Based on its review of this matter, the Commission has
determined that the sending of this letter should be sufficient to
ensure your understanding of, and your future compliance with, the
conflict law. This matter will be closed once we have received
evidence of your brother's resignation. Thank you very much for
your cooperation. If you have any questions, please contact me at


[1] Whether this procedure comports with the reporting
responsibilities of the tax collector set out in G.L c. 60, s.s. 2, 16
is beyond the scope of this letter.

[2] The Commission is aware that, pursuant to s.5 of the Overlay
Deficit Act of 1985. it is the municipality's Chief Financial
Officer who now appoints the tax collector. Since your appointing
authority was the city council, however, and since you became
tenured prior to enactment of the 1985 law, it is the city council
which should make the determination pursuant to s.19(b).

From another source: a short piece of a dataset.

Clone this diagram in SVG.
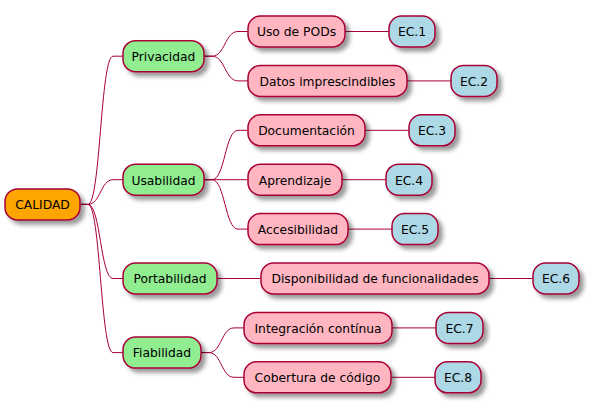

[3] In addition. s. 23, the standards of conduct section of c.
268A, prohibits a public official from acting in a manner which would
cause a reasonable person having knowledge of the relevant
circumstances, to conclude that he is likely to act or fail to act
as a result of someone's kinship. See, s. 23(b)(3). You may run afoul
of this prohibition where your brother is chief deputy by virtue
of your general responsibilities to oversee and supervise the
conduct of the people in your office. The exemption procedure
authorized under s. 19, however, should also serve to resolve any
questions under s. 23(b)(3).

If you do reappoint your brother after receiving city council
approval, you should bear in mind that s. 23 also prohibits a public
official from using or attempting to use his official position to
secure for himself or someone else unwarranted privileges or
exemptions which are of substantial value and which are not
properly available to similarly situated individuals. You must
therefore take care not to treat your brother any better than any
other of your deputy tax collectors.